- [What to do]:
Each line of the listing must be transcribed exactly, except for the images, which should be excluded.

-- START OF Information shown --

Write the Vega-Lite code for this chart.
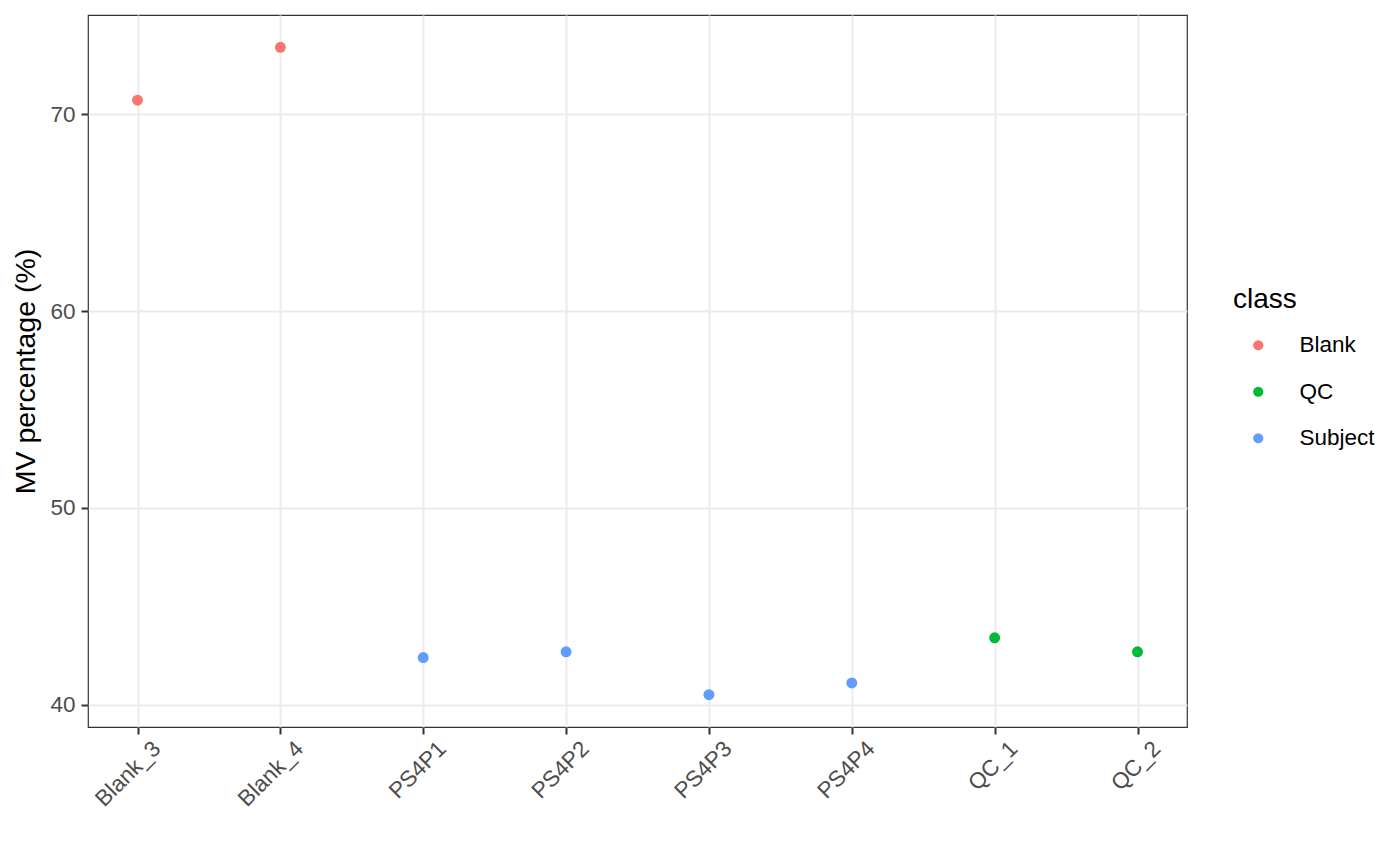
{
  "$schema": "https://vega.github.io/schema/vega-lite/v6.json",
  "width": 1099,
  "height": 712,
  "autosize": {"type": "none"},
  "padding": {"left": 88, "top": 15, "right": 213, "bottom": 139},
  "background": "white",
  "config": {
    "font": "Liberation Sans",
    "view": {"stroke": "#333333", "strokeWidth": 1.2},
    "axis": {
      "domain": false,
      "grid": true,
      "gridColor": "#EBEBEB",
      "gridWidth": 2,
      "tickColor": "#333333",
      "tickWidth": 2,
      "tickSize": 7,
      "labelColor": "#4D4D4D",
      "labelFontSize": 22.5,
      "labelFont": "Liberation Sans",
      "titleFont": "Liberation Sans",
      "titleFontWeight": "normal",
      "titleColor": "black",
      "titleFontSize": 28.5
    }
  },
  "data": {
    "values": [
      {"sample": "Blank_3", "mv": 70.71, "class": "Blank"},
      {"sample": "Blank_4", "mv": 73.40, "class": "Blank"},
      {"sample": "PS4P1", "mv": 42.40, "class": "Subject"},
      {"sample": "PS4P2", "mv": 42.69, "class": "Subject"},
      {"sample": "PS4P3", "mv": 40.51, "class": "Subject"},
      {"sample": "PS4P4", "mv": 41.11, "class": "Subject"},
      {"sample": "QC_1", "mv": 43.40, "class": "QC"},
      {"sample": "QC_2", "mv": 42.69, "class": "QC"}
    ]
  },
  "mark": {"type": "point", "filled": true, "opacity": 1, "size": 120},
  "encoding": {
    "x": {
      "field": "sample",
      "type": "nominal",
      "scale": {"type": "point", "padding": 0.3465},
      "axis": {
        "title": null,
        "labelAngle": -45,
        "labelAlign": "right",
        "labelBaseline": "top",
        "labelPadding": 3,
        "labelOffset": 11
      }
    },
    "y": {
      "field": "mv",
      "type": "quantitative",
      "scale": {"domain": [38.87, 75.04], "nice": false, "zero": false},
      "axis": {
        "title": "MV percentage (%)",
        "values": [40, 50, 60, 70],
        "labelPadding": 6,
        "titlePadding": 9
      }
    },
    "color": {
      "field": "class",
      "type": "nominal",
      "scale": {"domain": ["Blank", "QC", "Subject"], "range": ["#F8766D", "#00BA38", "#619CFF"]},
      "legend": {
        "title": "class",
        "orient": "none",
        "legendX": 1145,
        "legendY": 271,
        "padding": 0,
        "titleFontSize": 28,
        "titleFontWeight": "normal",
        "titleColor": "black",
        "titlePadding": 20,
        "labelFontSize": 22.5,
        "labelColor": "black",
        "symbolType": "circle",
        "symbolSize": 105,
        "symbolOffset": 14,
        "labelOffset": 30,
        "rowPadding": 23.5
      }
    }
  }
}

-- END OF Information shown --

- [Answer in full]:
Write the Vega-Lite code for this chart.
{
  "$schema": "https://vega.github.io/schema/vega-lite/v6.json",
  "width": 1099,
  "height": 712,
  "autosize": {"type": "none"},
  "padding": {"left": 88, "top": 15, "right": 213, "bottom": 139},
  "background": "white",
  "config": {
    "font": "Liberation Sans",
    "view": {"stroke": "#333333", "strokeWidth": 1.2},
    "axis": {
      "domain": false,
      "grid": true,
      "gridColor": "#EBEBEB",
      "gridWidth": 2,
      "tickColor": "#333333",
      "tickWidth": 2,
      "tickSize": 7,
      "labelColor": "#4D4D4D",
      "labelFontSize": 22.5,
      "labelFont": "Liberation Sans",
      "titleFont": "Liberation Sans",
      "titleFontWeight": "normal",
      "titleColor": "black",
      "titleFontSize": 28.5
    }
  },
  "data": {
    "values": [
      {"sample": "Blank_3", "mv": 70.71, "class": "Blank"},
      {"sample": "Blank_4", "mv": 73.40, "class": "Blank"},
      {"sample": "PS4P1", "mv": 42.40, "class": "Subject"},
      {"sample": "PS4P2", "mv": 42.69, "class": "Subject"},
      {"sample": "PS4P3", "mv": 40.51, "class": "Subject"},
      {"sample": "PS4P4", "mv": 41.11, "class": "Subject"},
      {"sample": "QC_1", "mv": 43.40, "class": "QC"},
      {"sample": "QC_2", "mv": 42.69, "class": "QC"}
    ]
  },
  "mark": {"type": "point", "filled": true, "opacity": 1, "size": 120},
  "encoding": {
    "x": {
      "field": "sample",
      "type": "nominal",
      "scale": {"type": "point", "padding": 0.3465},
      "axis": {
        "title": null,
        "labelAngle": -45,
        "labelAlign": "right",
        "labelBaseline": "top",
        "labelPadding": 3,
        "labelOffset": 11
      }
    },
    "y": {
      "field": "mv",
      "type": "quantitative",
      "scale": {"domain": [38.87, 75.04], "nice": false, "zero": false},
      "axis": {
        "title": "MV percentage (%)",
        "values": [40, 50, 60, 70],
        "labelPadding": 6,
        "titlePadding": 9
      }
    },
    "color": {
      "field": "class",
      "type": "nominal",
      "scale": {"domain": ["Blank", "QC", "Subject"], "range": ["#F8766D", "#00BA38", "#619CFF"]},
      "legend": {
        "title": "class",
        "orient": "none",
        "legendX": 1145,
        "legendY": 271,
        "padding": 0,
        "titleFontSize": 28,
        "titleFontWeight": "normal",
        "titleColor": "black",
        "titlePadding": 20,
        "labelFontSize": 22.5,
        "labelColor": "black",
        "symbolType": "circle",
        "symbolSize": 105,
        "symbolOffset": 14,
        "labelOffset": 30,
        "rowPadding": 23.5
      }
    }
  }
}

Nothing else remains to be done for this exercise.